Data extract:
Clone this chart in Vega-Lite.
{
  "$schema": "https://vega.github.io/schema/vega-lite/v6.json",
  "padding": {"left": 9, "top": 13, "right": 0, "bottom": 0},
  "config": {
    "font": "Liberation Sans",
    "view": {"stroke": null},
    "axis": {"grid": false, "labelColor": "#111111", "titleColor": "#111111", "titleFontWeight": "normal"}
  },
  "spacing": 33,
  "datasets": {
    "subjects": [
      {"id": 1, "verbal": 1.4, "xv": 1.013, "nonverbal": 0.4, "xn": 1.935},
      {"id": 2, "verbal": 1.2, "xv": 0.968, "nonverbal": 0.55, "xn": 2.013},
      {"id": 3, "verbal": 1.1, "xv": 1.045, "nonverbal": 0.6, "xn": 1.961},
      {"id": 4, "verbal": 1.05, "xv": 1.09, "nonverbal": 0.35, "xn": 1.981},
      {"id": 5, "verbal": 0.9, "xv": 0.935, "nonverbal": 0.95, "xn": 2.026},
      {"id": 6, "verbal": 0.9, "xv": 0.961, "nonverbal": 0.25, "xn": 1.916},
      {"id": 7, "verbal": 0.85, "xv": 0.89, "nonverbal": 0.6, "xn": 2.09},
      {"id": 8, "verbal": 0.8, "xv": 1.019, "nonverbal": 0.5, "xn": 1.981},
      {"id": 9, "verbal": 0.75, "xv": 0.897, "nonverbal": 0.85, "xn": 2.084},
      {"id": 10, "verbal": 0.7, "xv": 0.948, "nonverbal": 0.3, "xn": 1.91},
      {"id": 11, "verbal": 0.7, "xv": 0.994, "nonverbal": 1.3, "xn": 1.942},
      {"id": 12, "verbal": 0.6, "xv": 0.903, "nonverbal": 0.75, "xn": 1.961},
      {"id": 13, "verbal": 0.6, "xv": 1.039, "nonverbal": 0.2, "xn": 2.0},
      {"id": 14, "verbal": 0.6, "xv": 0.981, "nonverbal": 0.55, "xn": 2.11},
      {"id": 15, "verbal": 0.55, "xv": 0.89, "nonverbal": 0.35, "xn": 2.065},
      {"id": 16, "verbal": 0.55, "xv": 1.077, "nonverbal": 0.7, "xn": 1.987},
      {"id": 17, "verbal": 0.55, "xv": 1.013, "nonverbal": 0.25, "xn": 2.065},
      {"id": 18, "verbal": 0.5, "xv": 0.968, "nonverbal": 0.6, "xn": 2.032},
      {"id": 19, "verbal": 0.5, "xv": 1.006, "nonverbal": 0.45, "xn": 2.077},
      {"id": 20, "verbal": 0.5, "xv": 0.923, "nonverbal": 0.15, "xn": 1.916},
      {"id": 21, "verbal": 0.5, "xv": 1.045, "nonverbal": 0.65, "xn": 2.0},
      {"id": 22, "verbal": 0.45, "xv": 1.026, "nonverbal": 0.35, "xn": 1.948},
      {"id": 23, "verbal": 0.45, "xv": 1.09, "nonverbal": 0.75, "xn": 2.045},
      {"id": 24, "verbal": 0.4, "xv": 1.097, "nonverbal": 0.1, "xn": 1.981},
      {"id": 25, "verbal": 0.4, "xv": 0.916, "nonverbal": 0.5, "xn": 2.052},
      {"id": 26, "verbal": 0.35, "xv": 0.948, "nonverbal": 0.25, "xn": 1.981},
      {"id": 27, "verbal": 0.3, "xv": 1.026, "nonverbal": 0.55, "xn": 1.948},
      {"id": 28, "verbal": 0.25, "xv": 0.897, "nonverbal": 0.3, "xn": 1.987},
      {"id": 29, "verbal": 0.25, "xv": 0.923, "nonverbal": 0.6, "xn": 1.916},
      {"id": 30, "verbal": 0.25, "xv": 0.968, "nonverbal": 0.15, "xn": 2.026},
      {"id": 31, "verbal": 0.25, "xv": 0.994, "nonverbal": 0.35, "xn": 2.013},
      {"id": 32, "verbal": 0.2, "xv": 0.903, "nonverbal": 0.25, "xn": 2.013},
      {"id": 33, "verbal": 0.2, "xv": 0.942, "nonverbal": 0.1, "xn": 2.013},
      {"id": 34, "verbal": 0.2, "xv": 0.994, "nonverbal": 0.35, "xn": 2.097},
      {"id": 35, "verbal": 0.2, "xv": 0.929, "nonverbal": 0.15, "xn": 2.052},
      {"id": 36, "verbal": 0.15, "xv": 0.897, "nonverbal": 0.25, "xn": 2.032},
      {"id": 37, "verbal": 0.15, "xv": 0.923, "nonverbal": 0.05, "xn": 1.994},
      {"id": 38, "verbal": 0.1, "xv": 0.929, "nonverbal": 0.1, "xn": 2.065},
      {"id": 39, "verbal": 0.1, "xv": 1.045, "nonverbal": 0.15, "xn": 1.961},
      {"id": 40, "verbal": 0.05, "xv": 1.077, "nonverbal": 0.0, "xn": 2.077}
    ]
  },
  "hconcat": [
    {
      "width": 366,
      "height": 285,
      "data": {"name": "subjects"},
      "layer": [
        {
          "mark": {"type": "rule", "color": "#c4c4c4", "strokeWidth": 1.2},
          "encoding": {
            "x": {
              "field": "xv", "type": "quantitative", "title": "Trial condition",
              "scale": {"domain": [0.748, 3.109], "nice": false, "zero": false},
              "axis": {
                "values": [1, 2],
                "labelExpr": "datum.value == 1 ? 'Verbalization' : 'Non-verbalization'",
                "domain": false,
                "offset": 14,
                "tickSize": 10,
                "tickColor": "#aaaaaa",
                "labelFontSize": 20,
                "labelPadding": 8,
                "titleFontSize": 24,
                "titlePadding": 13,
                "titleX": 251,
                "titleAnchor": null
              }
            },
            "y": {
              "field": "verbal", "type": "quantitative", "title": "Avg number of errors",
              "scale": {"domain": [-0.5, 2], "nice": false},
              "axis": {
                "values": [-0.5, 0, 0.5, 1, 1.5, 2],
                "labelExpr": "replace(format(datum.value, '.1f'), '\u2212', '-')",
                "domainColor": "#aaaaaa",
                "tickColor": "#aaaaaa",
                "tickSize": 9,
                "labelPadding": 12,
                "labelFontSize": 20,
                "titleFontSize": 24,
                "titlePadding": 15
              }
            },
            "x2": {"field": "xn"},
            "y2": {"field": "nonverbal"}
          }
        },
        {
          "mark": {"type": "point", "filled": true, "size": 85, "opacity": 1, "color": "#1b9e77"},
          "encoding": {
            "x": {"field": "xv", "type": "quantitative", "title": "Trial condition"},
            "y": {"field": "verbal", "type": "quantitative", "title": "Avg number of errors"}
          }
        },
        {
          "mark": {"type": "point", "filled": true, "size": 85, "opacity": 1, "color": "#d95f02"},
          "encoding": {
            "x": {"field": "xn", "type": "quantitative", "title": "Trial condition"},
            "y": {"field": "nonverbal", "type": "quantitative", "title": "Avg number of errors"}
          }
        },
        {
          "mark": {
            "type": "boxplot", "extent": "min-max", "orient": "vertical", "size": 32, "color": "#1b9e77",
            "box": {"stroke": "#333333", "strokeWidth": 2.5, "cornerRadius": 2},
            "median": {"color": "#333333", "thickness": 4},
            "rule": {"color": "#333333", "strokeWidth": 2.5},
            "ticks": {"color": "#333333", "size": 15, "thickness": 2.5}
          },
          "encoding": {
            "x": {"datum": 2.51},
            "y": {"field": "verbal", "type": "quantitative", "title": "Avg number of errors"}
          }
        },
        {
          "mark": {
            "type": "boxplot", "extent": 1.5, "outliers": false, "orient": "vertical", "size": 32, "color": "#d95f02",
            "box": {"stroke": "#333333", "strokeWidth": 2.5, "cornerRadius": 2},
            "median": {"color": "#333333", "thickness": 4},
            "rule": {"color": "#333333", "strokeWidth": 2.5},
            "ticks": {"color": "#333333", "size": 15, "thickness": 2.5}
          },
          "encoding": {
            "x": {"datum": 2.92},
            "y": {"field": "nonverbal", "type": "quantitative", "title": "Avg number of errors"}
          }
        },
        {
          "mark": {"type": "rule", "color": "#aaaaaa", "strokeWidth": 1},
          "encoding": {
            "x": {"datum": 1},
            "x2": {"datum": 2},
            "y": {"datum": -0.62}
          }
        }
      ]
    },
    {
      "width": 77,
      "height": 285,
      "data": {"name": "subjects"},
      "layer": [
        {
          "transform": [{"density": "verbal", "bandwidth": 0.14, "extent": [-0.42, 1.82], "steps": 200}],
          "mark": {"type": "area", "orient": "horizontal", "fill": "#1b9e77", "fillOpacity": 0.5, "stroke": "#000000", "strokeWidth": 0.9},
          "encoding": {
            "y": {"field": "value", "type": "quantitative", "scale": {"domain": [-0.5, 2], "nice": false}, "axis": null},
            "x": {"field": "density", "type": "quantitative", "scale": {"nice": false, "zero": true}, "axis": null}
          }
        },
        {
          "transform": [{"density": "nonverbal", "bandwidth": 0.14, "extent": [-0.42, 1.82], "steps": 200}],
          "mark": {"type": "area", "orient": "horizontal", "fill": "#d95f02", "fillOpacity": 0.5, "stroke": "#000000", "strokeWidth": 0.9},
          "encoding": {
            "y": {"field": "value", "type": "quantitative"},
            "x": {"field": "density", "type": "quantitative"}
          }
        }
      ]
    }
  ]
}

---

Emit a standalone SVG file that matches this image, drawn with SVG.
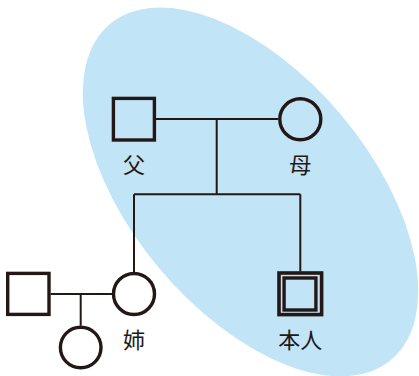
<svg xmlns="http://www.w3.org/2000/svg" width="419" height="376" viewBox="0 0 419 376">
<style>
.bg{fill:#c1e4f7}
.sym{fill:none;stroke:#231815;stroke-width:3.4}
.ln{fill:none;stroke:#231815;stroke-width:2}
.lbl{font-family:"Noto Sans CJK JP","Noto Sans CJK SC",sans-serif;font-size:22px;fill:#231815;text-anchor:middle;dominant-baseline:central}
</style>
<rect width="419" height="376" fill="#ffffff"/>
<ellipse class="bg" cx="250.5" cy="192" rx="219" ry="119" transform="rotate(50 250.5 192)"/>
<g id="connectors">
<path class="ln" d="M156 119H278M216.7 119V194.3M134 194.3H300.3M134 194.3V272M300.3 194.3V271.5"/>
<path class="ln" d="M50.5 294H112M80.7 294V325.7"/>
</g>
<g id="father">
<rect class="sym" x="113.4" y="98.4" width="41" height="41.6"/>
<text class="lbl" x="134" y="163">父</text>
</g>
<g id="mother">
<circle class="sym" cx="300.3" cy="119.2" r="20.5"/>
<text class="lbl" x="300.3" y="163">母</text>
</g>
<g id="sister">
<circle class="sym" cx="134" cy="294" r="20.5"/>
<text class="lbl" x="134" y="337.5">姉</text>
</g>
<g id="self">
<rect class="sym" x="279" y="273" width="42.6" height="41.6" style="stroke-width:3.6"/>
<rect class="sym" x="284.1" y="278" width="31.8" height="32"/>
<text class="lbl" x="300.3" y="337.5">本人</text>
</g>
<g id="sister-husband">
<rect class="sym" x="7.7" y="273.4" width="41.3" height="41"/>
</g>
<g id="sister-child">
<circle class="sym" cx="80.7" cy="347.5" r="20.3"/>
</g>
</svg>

--

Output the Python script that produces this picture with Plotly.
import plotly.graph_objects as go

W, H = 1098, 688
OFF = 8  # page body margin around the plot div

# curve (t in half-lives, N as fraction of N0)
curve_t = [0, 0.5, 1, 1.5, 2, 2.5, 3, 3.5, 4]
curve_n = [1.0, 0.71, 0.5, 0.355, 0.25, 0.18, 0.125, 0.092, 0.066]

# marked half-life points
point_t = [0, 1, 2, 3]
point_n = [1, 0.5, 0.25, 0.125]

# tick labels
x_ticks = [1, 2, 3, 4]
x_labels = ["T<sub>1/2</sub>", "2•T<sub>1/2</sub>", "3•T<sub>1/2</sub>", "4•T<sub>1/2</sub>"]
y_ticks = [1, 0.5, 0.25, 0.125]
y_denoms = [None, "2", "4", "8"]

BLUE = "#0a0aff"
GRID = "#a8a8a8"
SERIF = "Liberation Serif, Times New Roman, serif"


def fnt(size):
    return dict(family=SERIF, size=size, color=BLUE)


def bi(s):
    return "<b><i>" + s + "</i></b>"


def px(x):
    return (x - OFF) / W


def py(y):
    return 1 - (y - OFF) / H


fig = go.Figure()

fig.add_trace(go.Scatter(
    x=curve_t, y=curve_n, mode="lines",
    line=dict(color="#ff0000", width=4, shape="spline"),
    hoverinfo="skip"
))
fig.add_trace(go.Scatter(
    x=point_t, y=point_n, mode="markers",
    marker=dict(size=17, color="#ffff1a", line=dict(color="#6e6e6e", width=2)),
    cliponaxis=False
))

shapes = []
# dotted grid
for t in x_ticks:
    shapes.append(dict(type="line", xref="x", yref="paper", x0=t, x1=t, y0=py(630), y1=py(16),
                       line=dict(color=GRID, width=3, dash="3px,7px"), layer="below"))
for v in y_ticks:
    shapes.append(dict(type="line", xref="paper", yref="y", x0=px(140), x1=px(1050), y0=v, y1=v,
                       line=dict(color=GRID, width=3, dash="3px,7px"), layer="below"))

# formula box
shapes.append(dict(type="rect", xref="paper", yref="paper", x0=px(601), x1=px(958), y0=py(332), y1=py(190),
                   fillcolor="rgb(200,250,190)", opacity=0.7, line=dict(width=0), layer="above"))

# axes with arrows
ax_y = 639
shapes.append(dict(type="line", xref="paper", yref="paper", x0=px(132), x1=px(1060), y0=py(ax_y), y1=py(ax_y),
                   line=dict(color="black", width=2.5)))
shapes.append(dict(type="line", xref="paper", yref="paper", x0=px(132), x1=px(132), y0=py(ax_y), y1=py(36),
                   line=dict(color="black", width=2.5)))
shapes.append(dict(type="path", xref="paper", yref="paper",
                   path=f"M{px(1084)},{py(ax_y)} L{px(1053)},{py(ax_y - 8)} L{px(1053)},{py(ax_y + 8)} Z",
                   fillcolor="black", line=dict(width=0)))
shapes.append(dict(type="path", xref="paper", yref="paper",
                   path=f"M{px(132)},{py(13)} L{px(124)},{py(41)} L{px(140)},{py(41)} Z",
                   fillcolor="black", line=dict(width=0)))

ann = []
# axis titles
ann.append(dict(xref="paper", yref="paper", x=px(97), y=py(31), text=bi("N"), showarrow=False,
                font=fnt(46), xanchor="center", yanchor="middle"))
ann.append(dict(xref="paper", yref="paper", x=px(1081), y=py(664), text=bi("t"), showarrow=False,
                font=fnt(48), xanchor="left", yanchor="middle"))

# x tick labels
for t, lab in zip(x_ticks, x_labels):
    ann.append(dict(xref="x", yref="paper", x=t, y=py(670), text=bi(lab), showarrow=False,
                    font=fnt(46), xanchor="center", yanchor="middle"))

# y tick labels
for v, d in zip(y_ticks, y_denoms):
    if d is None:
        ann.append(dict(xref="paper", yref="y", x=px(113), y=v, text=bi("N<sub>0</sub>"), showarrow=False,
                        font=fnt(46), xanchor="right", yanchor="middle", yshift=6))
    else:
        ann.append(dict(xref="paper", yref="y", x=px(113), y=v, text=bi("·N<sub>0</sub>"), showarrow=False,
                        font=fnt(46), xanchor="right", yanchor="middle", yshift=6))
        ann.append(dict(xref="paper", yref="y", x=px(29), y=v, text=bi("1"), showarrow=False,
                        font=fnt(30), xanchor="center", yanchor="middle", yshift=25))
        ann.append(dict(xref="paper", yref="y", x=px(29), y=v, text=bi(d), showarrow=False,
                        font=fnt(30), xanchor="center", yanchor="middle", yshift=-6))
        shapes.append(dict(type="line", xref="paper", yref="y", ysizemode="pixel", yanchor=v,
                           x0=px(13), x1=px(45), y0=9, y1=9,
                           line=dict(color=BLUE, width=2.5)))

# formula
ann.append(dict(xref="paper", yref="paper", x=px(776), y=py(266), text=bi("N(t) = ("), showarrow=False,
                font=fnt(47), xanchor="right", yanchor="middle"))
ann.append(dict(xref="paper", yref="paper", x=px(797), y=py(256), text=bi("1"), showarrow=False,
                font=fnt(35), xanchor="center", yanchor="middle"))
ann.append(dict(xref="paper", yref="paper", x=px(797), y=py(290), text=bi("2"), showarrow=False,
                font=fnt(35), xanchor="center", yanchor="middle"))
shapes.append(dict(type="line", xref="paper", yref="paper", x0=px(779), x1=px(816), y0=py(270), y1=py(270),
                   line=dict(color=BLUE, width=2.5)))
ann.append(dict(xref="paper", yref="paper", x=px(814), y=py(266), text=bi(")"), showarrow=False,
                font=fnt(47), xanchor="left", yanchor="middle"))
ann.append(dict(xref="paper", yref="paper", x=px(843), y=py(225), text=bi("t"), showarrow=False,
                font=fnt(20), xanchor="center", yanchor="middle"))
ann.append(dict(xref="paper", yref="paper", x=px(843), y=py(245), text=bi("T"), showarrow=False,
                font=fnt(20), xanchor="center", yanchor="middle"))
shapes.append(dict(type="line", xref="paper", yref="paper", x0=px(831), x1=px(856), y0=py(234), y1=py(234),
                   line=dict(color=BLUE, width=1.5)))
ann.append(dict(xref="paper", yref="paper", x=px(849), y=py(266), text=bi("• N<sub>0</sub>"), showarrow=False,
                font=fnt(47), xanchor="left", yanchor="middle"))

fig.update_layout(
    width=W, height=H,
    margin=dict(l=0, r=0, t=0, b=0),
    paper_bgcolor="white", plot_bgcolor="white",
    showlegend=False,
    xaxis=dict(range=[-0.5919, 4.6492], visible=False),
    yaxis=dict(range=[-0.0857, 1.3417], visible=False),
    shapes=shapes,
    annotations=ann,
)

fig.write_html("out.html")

What the task requires: Write out exactly the lines running from the line containing "Output the Python" to the line containing "point_n = [1, 0.5, 0.25, 0.125]", with both of those lines included.

Final result:
Output the Python script that produces this picture with Plotly.
import plotly.graph_objects as go

W, H = 1098, 688
OFF = 8  # page body margin around the plot div

# curve (t in half-lives, N as fraction of N0)
curve_t = [0, 0.5, 1, 1.5, 2, 2.5, 3, 3.5, 4]
curve_n = [1.0, 0.71, 0.5, 0.355, 0.25, 0.18, 0.125, 0.092, 0.066]

# marked half-life points
point_t = [0, 1, 2, 3]
point_n = [1, 0.5, 0.25, 0.125]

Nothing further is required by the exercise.